Герман подтолкнул меня к выходу, и Вика тоже, а вот ворон Карл его не послушался: теперь он летал кругами над своим старым другом и не спешил эвакуироваться. Мы добежали до эскалатора и остановились. Обернулись. И очень удивились.
Возможно, я еще не говорил вам, но мой дед, Смотритель Чернолесья, был оборотнем третьего уровня. Он умел превращаться в разных существ по своему желанию, хоть в малых, хоть в больших, нимало не переживая по поводу закона сохранения массы.
Сейчас он был медведем. Только не бурым, а белым, который раза в два тяжелее. Этот белый медведь как будто светился изнутри. На фоне удушливо-черного тумана это выглядело очень красиво. Пугающе красиво.
Но я видел и его соперника.
Это был гигантский призрачный змей, зеленовато-черный и скользкий. На вытянутой морде горели злобные красные глаза. Этот змей то и дело разевал пасть с кривыми ядовитыми зубами, как будто его алый раздвоенный язык никак не мог там уместиться.
– Врешь, не уйдеш-шь, – прошипел змей.
Конечно, я узнал этот голос. Как часто он звучал в моей бедной голове!
Бывший доктор всех наук Флориан Штарк – он же вервольф по кличке Гройль – лишился тела, но его злоба осталась при нем.
– Я и не тороплюсь, – отвечал белый медведь. – Я порву тебе пасть и выверну наизнанку. А потом пойду домой пить пиво.
– Не выйдет. Ты останешься здесь. Я так решил. Следующий поезд – твой.
– Не придет твой поезд, – сказал Герман. – Электричество кончилось.
И тут змей взлетел в воздух, как распрямившаяся пружина.

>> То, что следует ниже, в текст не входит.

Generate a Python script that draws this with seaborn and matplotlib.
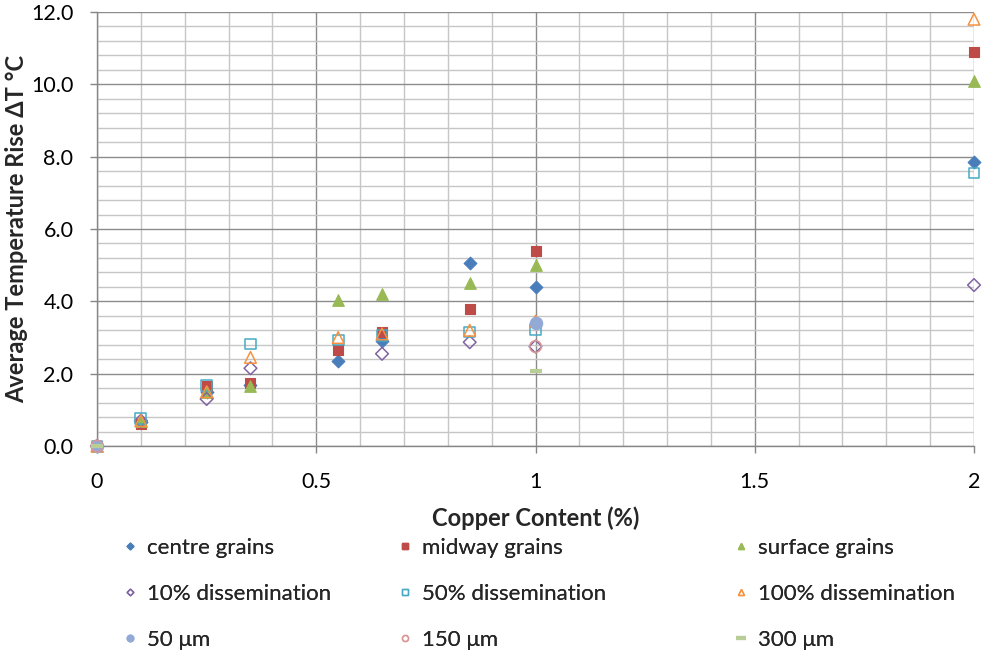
import numpy as np
import pandas as pd
import matplotlib
matplotlib.use("Agg")
import matplotlib.pyplot as plt
from matplotlib.ticker import MultipleLocator, FormatStrFormatter
from matplotlib.lines import Line2D
import seaborn as sns

# Copper content (%) at which temperature rise was measured
cu_content = [0.0, 0.1, 0.25, 0.35, 0.55, 0.65, 0.85, 1.0, 2.0]

# Average temperature rise (deg C) per grain location
centre_grains = [0.0, 0.65, 1.5, 1.7, 2.35, 2.9, 5.05, 4.4, 7.85]
midway_grains = [0.0, 0.6, 1.65, 1.75, 2.65, 3.15, 3.8, 5.4, 10.9]
surface_grains = [0.0, 0.7, 1.5, 1.65, 4.05, 4.2, 4.5, 5.0, 10.1]

# Average temperature rise per dissemination level
diss_10 = [0.0, 0.7, 1.3, 2.15, np.nan, 2.55, 2.87, 2.75, 4.45]
diss_50 = [0.0, 0.77, 1.68, 2.82, 2.93, 3.05, 3.15, 3.22, 7.55]
diss_100 = [0.0, 0.7, 1.5, 2.45, 3.0, 3.1, 3.2, 3.45, 11.8]

# Average temperature rise per grain size
size_cu = [0.0, 1.0]
size_50um = [0.0, 3.39]
size_150um = [0.0, 2.75]
size_300um = [0.0, 2.07]

series = [
    # label, x, y, marker, colour, filled, size
    ("centre grains", cu_content, centre_grains, "D", "#4A7EBB", True, 42),
    ("midway grains", cu_content, midway_grains, "s", "#BE4B48", True, 60),
    ("surface grains", cu_content, surface_grains, "^", "#98B954", True, 70),
    ("10% dissemination", cu_content, diss_10, "D", "#8064A2", False, 42),
    ("50% dissemination", cu_content, diss_50, "s", "#46AAC5", False, 60),
    ("100% dissemination", cu_content, diss_100, "^", "#F69240", False, 70),
    ("50 \u03bcm", size_cu, size_50um, "o", "#93A9D6", True, 80),
    ("150 \u03bcm", size_cu, size_150um, "o", "#D99694", False, 70),
    ("300 \u03bcm", size_cu, size_300um, "_", "#B9CD96", False, 64),
]

sns.set_theme(style="white")
plt.rcParams["font.family"] = ["Lato", "DejaVu Sans"]

fig = plt.figure(figsize=(9.82, 6.52), dpi=100)
ax = fig.add_axes([97 / 982, 1 - 446 / 652, (974 - 97) / 982, (446 - 12) / 652])

handles = []
for label, xs, ys, marker, colour, filled, size in series:
    df = pd.DataFrame({"x": xs, "y": ys}).dropna()
    kws = dict(data=df, x="x", y="y", ax=ax, marker=marker, s=size,
               color=colour, clip_on=False, zorder=3)
    if marker == "_":
        kws.update(linewidth=3)
    elif filled:
        kws.update(edgecolor=colour, linewidth=0.8)
    else:
        kws.update(facecolors="none", edgecolor=colour, linewidth=1.1)
    sns.scatterplot(**kws)
    ms = np.sqrt(size) * 0.62
    if marker == "_":
        h = Line2D([], [], ls="none", marker="_", color=colour, ms=7, mew=3)
    elif filled:
        h = Line2D([], [], ls="none", marker=marker, color=colour, ms=ms * 0.85)
    else:
        h = Line2D([], [], ls="none", marker=marker, mfc="none", mec=colour,
                   mew=1.0, ms=ms * 0.85)
    handles.append((h, label))

ax.set_xlim(0, 2)
ax.set_ylim(0, 12)
ax.xaxis.set_major_locator(MultipleLocator(0.5))
ax.xaxis.set_minor_locator(MultipleLocator(0.1))
ax.yaxis.set_major_locator(MultipleLocator(2))
ax.yaxis.set_minor_locator(MultipleLocator(0.4))
ax.yaxis.set_major_formatter(FormatStrFormatter("%.1f"))
ax.xaxis.set_major_formatter(FormatStrFormatter("%g"))

ax.grid(which="major", color="#8C8C8C", linewidth=1.0, zorder=0)
ax.grid(which="minor", color="#C6C6C6", linewidth=1.0, zorder=0)
ax.set_axisbelow(True)

for side in ("top", "right"):
    ax.spines[side].set_visible(False)
for side in ("left", "bottom"):
    ax.spines[side].set_color("#868686")
    ax.spines[side].set_linewidth(1.0)

ax.tick_params(axis="both", which="major", labelsize=15.5, colors="#000000",
               length=5, width=1, color="#868686", direction="out")
ax.tick_params(axis="both", which="minor", length=0)
ax.tick_params(axis="x", which="major", pad=14, bottom=True)
ax.tick_params(axis="y", which="major", pad=12, left=True)

ax.set_xlabel("Copper Content (%)", fontsize=17, fontweight="bold", labelpad=10)
ax.set_ylabel("Average Temperature Rise \u0394T \u00b0C", fontsize=17,
              fontweight="bold", labelpad=2)

# Three legend columns laid out below the plot
col_x = [121 / 982, 396 / 982, 732 / 982]
for c in range(3):
    hs = [handles[c + 3 * r] for r in range(3)]
    leg = fig.legend([h for h, _ in hs], [l for _, l in hs],
                     loc="upper left", bbox_to_anchor=(col_x[c], 1 - 538 / 652),
                     frameon=False, fontsize=16, handlelength=0.8,
                     handletextpad=0.35, labelspacing=1.17, borderaxespad=0,
                     borderpad=0)
    fig.add_artist(leg)

fig.savefig("out.png", dpi=100)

Белый медведь встал на дыбы, но получилось только хуже: змей обвил его кольцами и принялся душить.
Мы смотрели на эту схватку, как зачарованные.
Тяжелый зверь стоял на задних лапах, а поганый черный удав охватил его четырьмя плотными кольцами. Змеиная голова раскачивалась прямо напротив морды медведя, как маятник. Длинный язык трепетал на расстоянии ладони от медвежьего носа.
– Оцени с-силу моих объятий, Герман, – сказал змей, издевательски растягивая слова. – Это последнее, что ты почувствуешь… перед мучительной смертью.
– Да не жмись ты так, – ответил медведь. – Или ты решил измерить мне давление? Спасибо за заботу. Я в порядке.
Стало понятно, что силы противников примерно равны. Кольца еще сжались, но и медведь не спасовал! Он напряг мускулы, и змей едва не лопнул пополам. Зашипел и заплевался кровавой слюной во все стороны.
– Ах, так, – прохрипел он. – Тогда пеняй на себя. Посмотрим, что ты теперь запоешь…
Черный туман забурлил и выплеснулся на платформу. Облепил белую фигуру медведя уродливыми комьями, как будто это был жидкий битум, что используется для ремонта дорог. Он еще и дымился для пущего сходства.
Медведь зашатался. Повалился набок и придавил змея своей тяжеленной тушей. Но и ему самому пришлось несладко. Жидкая тьма не давала ему вырваться. Кажется, он начал задыхаться.
– Здесь – моя территория, – говорил тем временем Гройль. – Пусть Высшие заперли меня здесь, в преисподней, но и ты отсюда никуда не денешься. Асгард далеко. Твои защитники давно про тебя забыли. Тебя никто не услышит. В этот раз тебе никто не поможет.
И тут я услышал уверенный голос прямо у себя под ухом:
– Неправда.
Я удивился: Вик мягко отстранил меня плечом и выступил вперед. В своей поношенной льняной рубашке, с длинными светлыми волосами, он и сам казался светлым, как солнечный луч среди унылой тьмы.